What changed
FATF updated its public statement and compliance document on October 19, 2012, and February 22, 2013, regarding high-risk and non-cooperative jurisdictions. RBI now requires UCBs to factor these updates into their AML/CFT risk assessments.
What it means for you
UCBs must stay current with FATF's evolving list of jurisdictions with AML/CFT deficiencies to manage correspondent banking and cross-border risks. The circular does not prohibit legitimate transactions but expects enhanced due diligence where needed.

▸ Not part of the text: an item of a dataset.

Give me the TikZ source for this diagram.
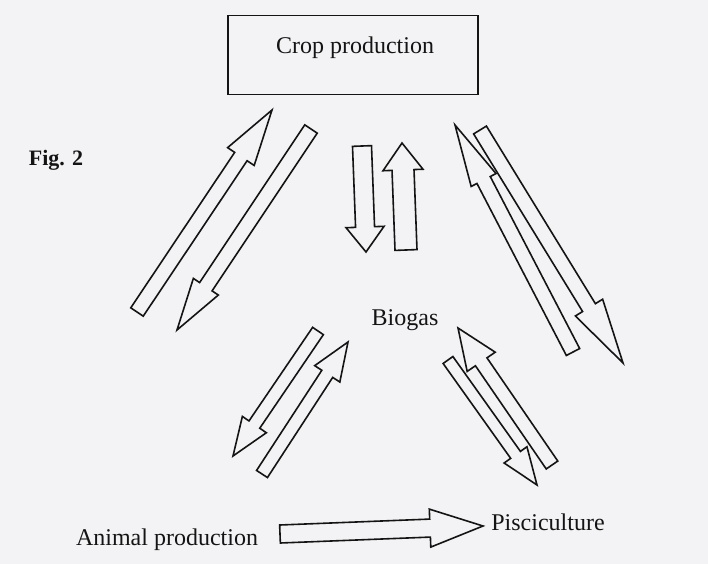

Principal Officers must confirm receipt to the regional RBI office.
What you must do
- Review FATF statements from October 2012 and February 2013 for updated high-risk jurisdictions.
- Update internal AML/CFT policies and risk assessments based on FATF's latest findings.
- Ensure Principal Officer acknowledges receipt of this circular to the concerned RBI Regional Office.
- Do not restrict legitimate trade and business with listed countries; apply risk-based measures instead.
Who it affects
All AD Category I Primary (Urban) Co-operative Banks, Principal Officers of UCBs, AML/CFT compliance teams at UCBs
Does this circular ban transactions with FATF-listed jurisdictions?
No. The circular explicitly states it does not preclude UCBs from legitimate trade and business with those countries. Banks should apply risk-based due diligence, not a blanket ban.
What must the Principal Officer do after receiving this circular?
The Principal Officer must acknowledge receipt of this circular to the relevant RBI Regional Office, as per paragraph 4 of the circular.